_GIVEN DATA_.
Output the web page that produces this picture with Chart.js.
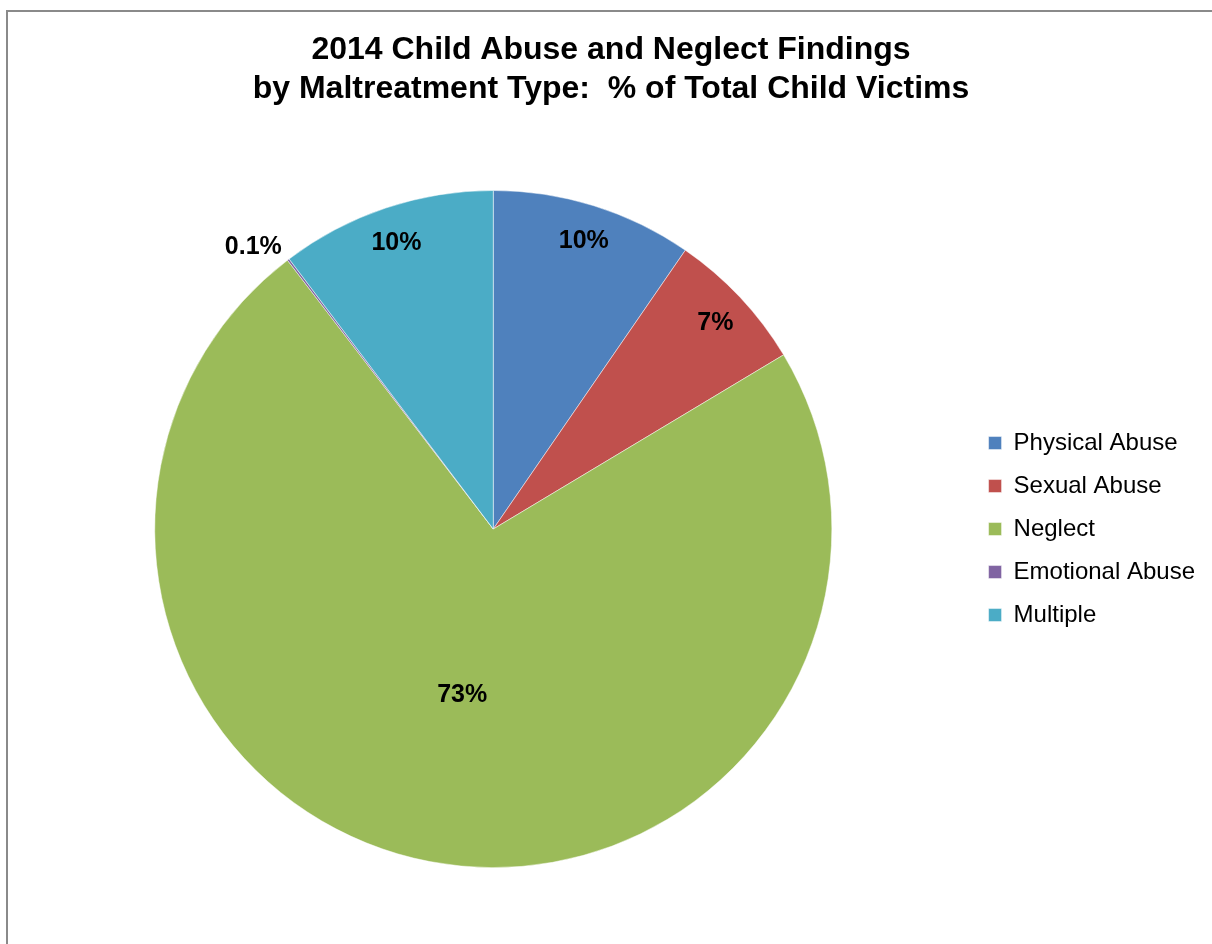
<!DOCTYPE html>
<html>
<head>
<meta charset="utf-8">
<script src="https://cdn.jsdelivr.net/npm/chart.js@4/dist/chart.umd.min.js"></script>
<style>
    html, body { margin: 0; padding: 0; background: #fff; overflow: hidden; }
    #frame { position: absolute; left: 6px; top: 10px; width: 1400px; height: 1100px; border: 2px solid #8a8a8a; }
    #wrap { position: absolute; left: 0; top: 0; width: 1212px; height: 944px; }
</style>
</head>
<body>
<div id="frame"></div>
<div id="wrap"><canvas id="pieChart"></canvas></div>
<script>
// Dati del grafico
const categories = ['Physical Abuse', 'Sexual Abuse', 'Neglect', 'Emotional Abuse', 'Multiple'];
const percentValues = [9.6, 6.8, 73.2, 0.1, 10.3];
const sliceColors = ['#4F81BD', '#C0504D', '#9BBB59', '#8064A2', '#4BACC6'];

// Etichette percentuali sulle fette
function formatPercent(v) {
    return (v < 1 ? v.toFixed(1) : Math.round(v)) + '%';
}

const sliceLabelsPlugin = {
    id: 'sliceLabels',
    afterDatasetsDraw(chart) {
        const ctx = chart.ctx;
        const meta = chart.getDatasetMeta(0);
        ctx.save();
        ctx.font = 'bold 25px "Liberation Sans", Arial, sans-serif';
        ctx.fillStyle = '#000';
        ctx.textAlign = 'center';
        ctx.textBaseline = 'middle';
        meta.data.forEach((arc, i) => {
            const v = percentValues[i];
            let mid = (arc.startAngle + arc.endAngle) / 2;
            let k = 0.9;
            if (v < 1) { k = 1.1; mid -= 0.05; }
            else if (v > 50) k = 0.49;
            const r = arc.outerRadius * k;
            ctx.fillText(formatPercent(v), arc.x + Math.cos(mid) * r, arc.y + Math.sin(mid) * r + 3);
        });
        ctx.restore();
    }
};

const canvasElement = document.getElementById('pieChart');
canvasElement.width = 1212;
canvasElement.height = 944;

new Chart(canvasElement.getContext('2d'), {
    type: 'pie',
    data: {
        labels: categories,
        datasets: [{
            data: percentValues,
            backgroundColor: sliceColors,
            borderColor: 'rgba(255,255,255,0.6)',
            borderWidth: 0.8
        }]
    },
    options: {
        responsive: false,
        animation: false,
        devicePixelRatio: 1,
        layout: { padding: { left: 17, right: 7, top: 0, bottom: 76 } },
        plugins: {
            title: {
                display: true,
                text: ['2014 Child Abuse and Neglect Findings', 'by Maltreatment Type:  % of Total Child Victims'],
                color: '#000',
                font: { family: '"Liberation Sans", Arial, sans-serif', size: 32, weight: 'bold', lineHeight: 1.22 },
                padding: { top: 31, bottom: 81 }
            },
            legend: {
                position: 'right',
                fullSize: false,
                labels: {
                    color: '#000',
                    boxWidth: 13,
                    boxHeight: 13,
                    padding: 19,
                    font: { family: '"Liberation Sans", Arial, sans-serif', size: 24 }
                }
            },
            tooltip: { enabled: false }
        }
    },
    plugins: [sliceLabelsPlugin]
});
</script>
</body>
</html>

_TASK DETAILS_. Take the listing and print it again exactly, but without any pictures.

_THE SOLUTION_.
Output the web page that produces this picture with Chart.js.
<!DOCTYPE html>
<html>
<head>
<meta charset="utf-8">
<script src="https://cdn.jsdelivr.net/npm/chart.js@4/dist/chart.umd.min.js"></script>
<style>
    html, body { margin: 0; padding: 0; background: #fff; overflow: hidden; }
    #frame { position: absolute; left: 6px; top: 10px; width: 1400px; height: 1100px; border: 2px solid #8a8a8a; }
    #wrap { position: absolute; left: 0; top: 0; width: 1212px; height: 944px; }
</style>
</head>
<body>
<div id="frame"></div>
<div id="wrap"><canvas id="pieChart"></canvas></div>
<script>
// Dati del grafico
const categories = ['Physical Abuse', 'Sexual Abuse', 'Neglect', 'Emotional Abuse', 'Multiple'];
const percentValues = [9.6, 6.8, 73.2, 0.1, 10.3];
const sliceColors = ['#4F81BD', '#C0504D', '#9BBB59', '#8064A2', '#4BACC6'];

// Etichette percentuali sulle fette
function formatPercent(v) {
    return (v < 1 ? v.toFixed(1) : Math.round(v)) + '%';
}

const sliceLabelsPlugin = {
    id: 'sliceLabels',
    afterDatasetsDraw(chart) {
        const ctx = chart.ctx;
        const meta = chart.getDatasetMeta(0);
        ctx.save();
        ctx.font = 'bold 25px "Liberation Sans", Arial, sans-serif';
        ctx.fillStyle = '#000';
        ctx.textAlign = 'center';
        ctx.textBaseline = 'middle';
        meta.data.forEach((arc, i) => {
            const v = percentValues[i];
            let mid = (arc.startAngle + arc.endAngle) / 2;
            let k = 0.9;
            if (v < 1) { k = 1.1; mid -= 0.05; }
            else if (v > 50) k = 0.49;
            const r = arc.outerRadius * k;
            ctx.fillText(formatPercent(v), arc.x + Math.cos(mid) * r, arc.y + Math.sin(mid) * r + 3);
        });
        ctx.restore();
    }
};

const canvasElement = document.getElementById('pieChart');
canvasElement.width = 1212;
canvasElement.height = 944;

new Chart(canvasElement.getContext('2d'), {
    type: 'pie',
    data: {
        labels: categories,
        datasets: [{
            data: percentValues,
            backgroundColor: sliceColors,
            borderColor: 'rgba(255,255,255,0.6)',
            borderWidth: 0.8
        }]
    },
    options: {
        responsive: false,
        animation: false,
        devicePixelRatio: 1,
        layout: { padding: { left: 17, right: 7, top: 0, bottom: 76 } },
        plugins: {
            title: {
                display: true,
                text: ['2014 Child Abuse and Neglect Findings', 'by Maltreatment Type:  % of Total Child Victims'],
                color: '#000',
                font: { family: '"Liberation Sans", Arial, sans-serif', size: 32, weight: 'bold', lineHeight: 1.22 },
                padding: { top: 31, bottom: 81 }
            },
            legend: {
                position: 'right',
                fullSize: false,
                labels: {
                    color: '#000',
                    boxWidth: 13,
                    boxHeight: 13,
                    padding: 19,
                    font: { family: '"Liberation Sans", Arial, sans-serif', size: 24 }
                }
            },
            tooltip: { enabled: false }
        }
    },
    plugins: [sliceLabelsPlugin]
});
</script>
</body>
</html>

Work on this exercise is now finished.